WHAT YOU HAVE TO DO:
Show all lines that include the string "this"; copy each one.

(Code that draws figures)
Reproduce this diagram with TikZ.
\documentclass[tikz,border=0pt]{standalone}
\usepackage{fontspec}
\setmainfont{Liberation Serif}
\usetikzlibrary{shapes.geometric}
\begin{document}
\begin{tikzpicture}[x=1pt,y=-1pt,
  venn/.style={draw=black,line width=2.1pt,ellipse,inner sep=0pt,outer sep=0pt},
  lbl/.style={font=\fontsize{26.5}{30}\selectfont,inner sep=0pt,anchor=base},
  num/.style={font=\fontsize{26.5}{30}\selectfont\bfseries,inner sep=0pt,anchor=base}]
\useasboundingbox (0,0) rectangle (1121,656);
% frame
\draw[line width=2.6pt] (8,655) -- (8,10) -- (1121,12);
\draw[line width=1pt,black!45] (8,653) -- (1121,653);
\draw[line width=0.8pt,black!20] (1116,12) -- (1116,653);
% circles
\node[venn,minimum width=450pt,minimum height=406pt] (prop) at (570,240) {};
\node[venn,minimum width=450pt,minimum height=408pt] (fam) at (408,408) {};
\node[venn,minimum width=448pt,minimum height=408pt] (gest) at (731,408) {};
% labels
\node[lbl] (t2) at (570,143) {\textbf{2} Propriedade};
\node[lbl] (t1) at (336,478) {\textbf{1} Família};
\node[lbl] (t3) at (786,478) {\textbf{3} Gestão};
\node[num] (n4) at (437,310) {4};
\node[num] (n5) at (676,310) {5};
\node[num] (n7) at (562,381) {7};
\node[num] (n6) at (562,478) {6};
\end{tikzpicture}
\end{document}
--
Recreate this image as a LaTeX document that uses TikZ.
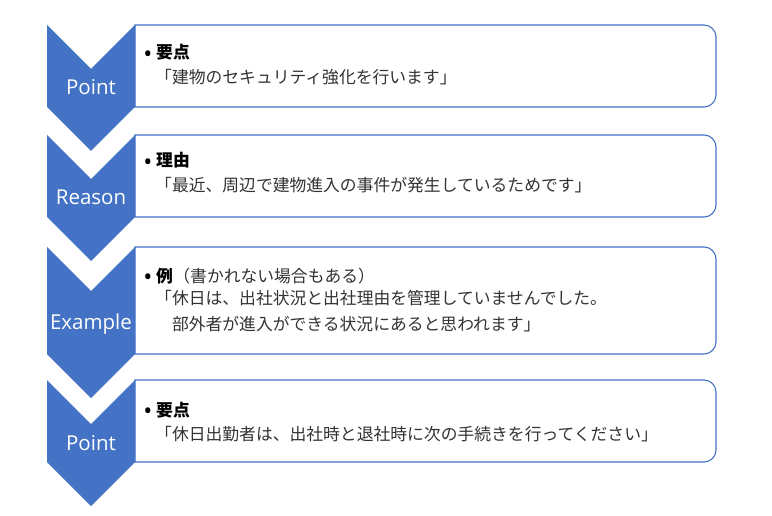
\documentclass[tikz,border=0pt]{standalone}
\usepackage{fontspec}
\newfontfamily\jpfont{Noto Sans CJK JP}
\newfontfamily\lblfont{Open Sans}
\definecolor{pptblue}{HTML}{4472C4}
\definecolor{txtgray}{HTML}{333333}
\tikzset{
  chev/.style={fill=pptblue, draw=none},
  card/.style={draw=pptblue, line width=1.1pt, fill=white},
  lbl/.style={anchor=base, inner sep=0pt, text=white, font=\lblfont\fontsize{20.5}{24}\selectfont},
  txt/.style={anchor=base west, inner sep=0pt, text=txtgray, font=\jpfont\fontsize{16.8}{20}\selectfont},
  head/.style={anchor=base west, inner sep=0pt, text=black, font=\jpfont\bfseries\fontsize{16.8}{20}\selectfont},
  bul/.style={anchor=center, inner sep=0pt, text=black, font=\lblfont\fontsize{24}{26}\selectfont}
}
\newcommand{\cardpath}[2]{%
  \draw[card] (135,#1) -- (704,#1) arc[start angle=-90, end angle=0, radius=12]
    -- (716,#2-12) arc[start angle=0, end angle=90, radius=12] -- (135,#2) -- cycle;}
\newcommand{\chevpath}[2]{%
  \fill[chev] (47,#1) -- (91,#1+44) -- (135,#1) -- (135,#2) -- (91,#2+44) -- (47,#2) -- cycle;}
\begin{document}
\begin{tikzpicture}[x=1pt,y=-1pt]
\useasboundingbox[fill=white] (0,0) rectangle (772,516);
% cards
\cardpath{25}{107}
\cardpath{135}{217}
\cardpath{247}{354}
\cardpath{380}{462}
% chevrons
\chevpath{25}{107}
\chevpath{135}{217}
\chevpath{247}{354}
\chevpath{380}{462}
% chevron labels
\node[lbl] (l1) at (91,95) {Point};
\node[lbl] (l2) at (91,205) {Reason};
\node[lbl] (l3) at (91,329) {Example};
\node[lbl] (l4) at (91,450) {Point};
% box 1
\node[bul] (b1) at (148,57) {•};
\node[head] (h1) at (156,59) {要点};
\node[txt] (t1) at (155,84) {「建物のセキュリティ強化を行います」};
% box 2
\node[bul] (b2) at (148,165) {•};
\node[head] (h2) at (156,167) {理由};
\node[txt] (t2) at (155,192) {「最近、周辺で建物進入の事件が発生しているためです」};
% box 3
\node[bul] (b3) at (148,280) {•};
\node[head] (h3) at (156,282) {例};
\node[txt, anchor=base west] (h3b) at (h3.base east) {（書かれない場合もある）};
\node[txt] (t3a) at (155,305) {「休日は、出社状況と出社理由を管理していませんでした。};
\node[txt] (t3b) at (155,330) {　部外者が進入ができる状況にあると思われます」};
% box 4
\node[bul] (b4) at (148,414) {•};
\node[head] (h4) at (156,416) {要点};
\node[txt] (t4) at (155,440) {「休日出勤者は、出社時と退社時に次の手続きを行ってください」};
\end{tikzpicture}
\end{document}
---
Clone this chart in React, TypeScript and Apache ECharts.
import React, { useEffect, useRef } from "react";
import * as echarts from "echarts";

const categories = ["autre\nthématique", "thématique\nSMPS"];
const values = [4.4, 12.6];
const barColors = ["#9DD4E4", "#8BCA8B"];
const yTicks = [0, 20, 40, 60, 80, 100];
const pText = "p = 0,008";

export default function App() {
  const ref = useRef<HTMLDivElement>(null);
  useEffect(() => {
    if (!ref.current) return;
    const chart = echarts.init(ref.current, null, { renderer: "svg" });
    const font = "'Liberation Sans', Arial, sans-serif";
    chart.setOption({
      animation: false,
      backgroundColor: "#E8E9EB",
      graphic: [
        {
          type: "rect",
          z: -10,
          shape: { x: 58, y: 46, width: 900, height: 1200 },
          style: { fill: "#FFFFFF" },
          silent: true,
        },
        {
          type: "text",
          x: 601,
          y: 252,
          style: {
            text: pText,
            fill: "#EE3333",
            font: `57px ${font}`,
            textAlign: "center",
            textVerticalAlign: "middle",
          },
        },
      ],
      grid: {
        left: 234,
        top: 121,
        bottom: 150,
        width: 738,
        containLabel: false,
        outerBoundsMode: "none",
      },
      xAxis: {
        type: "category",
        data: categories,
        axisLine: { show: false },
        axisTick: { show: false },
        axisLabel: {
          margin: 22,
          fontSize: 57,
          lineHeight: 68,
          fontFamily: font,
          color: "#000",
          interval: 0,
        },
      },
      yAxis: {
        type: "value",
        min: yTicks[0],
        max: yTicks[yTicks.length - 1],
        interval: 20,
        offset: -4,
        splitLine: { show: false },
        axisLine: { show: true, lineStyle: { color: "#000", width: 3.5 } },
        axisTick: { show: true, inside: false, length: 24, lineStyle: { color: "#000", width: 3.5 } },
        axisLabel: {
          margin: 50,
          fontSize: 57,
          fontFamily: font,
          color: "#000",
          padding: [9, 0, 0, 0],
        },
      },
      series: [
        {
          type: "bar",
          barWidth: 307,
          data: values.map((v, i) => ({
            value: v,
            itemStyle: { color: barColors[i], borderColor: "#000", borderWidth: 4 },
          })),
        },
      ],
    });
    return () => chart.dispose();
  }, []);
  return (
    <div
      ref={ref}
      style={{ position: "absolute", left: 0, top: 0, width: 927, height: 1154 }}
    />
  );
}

SOLUTION:
Reproduce this diagram with TikZ.
Recreate this image as a LaTeX document that uses TikZ.
Clone this chart in React, TypeScript and Apache ECharts.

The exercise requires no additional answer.